Saturday 18 July 2015

And The Beat Goes On, Tra La La La

What is the world coming to? These days you go to the doctor to get the results of a gastroscopy and come out two hour later with a diagnosis that you're heartless! Well, not exactly heartless, just that your heart is missing a beat or two and there is a lot of fraying in your aortic arch.

It seems my atrium have lost the ability to tic in rhythm with the toc. All they can manage is a kind of half-hearted quiver. This leaves the ventricles a bit bewitched, bothered, and bewildered and they don't know whether to pump, bump or grind. This causes the blood to pool and, as in any bemused crowd, stupid clots to form

My doc is a lovely, intelligent, clever diagnostician who likes to cover all eventualities so he gives me a whole tree's worth of prescriptions, a vaccine against pneumonia, an ECG, AND gets the nurse to syringe my ears! I tell him he needs to get out more. Like most doctors, he doesn't listen. He is on a mission to keep the Grim Reaper from my door and he doggedly pursues this with fervour. I, on the other hand, have made friends with my old pal Grim (we're already on a first name basis) and keep telling the doc that he doesn't have to work so hard to keep me alive. I tell him not to worry so much, death is just another phase of life and Grim and I are tight.

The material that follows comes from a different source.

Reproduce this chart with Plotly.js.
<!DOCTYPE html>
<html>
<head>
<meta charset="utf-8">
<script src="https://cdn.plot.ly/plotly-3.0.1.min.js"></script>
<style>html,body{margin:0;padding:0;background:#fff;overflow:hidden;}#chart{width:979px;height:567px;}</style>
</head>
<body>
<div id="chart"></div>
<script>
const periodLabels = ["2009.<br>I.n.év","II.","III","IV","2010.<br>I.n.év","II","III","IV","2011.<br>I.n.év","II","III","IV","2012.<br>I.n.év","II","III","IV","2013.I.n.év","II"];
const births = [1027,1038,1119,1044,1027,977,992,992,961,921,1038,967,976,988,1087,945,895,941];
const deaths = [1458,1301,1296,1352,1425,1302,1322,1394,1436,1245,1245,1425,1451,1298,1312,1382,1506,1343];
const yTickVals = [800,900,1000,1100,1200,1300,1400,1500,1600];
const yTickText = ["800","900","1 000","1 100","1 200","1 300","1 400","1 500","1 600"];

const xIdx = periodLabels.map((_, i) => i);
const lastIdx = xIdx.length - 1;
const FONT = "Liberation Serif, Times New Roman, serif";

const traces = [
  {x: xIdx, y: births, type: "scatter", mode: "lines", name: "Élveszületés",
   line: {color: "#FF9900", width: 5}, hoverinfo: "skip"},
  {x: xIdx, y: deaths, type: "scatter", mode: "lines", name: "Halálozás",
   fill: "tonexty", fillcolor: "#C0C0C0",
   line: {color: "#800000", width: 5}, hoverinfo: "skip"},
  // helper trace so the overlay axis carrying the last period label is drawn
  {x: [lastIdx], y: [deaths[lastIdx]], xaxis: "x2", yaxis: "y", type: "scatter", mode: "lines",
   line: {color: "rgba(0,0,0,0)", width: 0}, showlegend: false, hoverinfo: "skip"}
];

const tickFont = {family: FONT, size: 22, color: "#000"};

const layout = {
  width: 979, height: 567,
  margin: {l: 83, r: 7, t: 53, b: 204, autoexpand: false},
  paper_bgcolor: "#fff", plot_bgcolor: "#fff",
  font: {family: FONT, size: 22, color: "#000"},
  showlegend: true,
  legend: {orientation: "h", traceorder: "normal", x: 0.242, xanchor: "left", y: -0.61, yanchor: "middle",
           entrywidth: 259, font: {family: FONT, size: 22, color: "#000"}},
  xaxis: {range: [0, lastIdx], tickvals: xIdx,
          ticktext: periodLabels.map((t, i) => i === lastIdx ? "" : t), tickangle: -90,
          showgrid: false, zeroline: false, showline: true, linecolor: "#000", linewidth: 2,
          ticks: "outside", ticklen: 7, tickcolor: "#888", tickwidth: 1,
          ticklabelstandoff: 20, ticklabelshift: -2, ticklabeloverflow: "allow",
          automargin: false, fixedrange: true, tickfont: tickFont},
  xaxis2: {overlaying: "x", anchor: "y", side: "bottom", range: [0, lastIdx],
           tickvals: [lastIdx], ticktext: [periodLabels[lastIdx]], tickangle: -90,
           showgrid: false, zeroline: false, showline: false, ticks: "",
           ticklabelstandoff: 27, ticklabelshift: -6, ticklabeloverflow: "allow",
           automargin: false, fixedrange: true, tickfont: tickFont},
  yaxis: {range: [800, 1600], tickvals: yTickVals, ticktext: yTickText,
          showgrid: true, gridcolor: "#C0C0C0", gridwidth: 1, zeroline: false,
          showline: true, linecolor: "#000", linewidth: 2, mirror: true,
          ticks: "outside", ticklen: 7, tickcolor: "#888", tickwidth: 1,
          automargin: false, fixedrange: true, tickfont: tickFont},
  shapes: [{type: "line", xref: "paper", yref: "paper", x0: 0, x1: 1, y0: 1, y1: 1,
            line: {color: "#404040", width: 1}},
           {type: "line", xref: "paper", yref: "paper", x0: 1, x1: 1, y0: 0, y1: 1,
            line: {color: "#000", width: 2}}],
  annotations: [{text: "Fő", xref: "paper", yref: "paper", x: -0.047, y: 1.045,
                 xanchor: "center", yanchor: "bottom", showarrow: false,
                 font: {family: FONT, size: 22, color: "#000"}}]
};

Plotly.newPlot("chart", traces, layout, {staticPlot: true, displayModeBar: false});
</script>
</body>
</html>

There are things worse than death and I fear those things far more. I have no fear of dying either. Why would I? I live in a society that will house, feed, medicate and look after me with as much care as possible. I won't be dumped on the street where I have to beg for a morsel of food or left to languish in some run down old people's home. The incidence of elder abuse is minimal compared to other western countries and the training for home care or residential care staff is of a high order. My children are kind and will make sure I am taken care of properly. As long as they don't decide they want to look after me themselves, things should be hunky-dory.

My kids and I have had many conversations about who will take care of me in my dotage. Having physical and psychological disabilities has meant that my health and well-being has always been part of family conversations. The idea of living with either of my children is not appealing. I love them to bits but I definitely don't want to have them as full-time carers, as much for their sake as mine. I am not a 'good' patient and would run either of them ragged, so to save their sanity they have been brainwashed from an early age to "put me in a home" when I can no longer look after myself. With luck and a fair wind, they will do as they're told with no guilt or regrets. As I keep telling them, I have lived my life, it's their turn now.

But I digress. The heart of this story is to tell you why it has taken me so long between sips at the trough of the blogging world. After oodles of medical tests and several visits to the emergency department, the medicos finally decided that I needed a stent in my aorta. Placing a stent in the aortic arch is not a common procedure so I had a few days in the ICU - ostensibly for my benefit, but I suspect it was to allow the surgeons to get up to speed by watching YouTube versions of the operation.  

All went well except they forgot to tell me the long-term side effects, which included constant pain, depression and circulation problems. The physical issues exacerbated the depression, which, as you can imagine, delighted Igor (name I gave my depression) in a lugubrious mealworm kind of way. He settled in for a long stay with the attendant problems of phone, noise and webby phobias. Hence the inability to write except for the occasional short comment on other blogs I read. 

It's been a hellish 18 months or so and whilst Igor is still around he is about the size of a pea, a pea that is about to be crushed between my thumb and finger. There are plans afoot that my best girl (daughter), my doc and I are organising that will reduce the pain and take the pressure off the pump in my chest. I'll tell you all about these plans in another blog post. For now, know that I am hale and hearty in my imagination and a super hero in my own lunch box (is that still a thing?).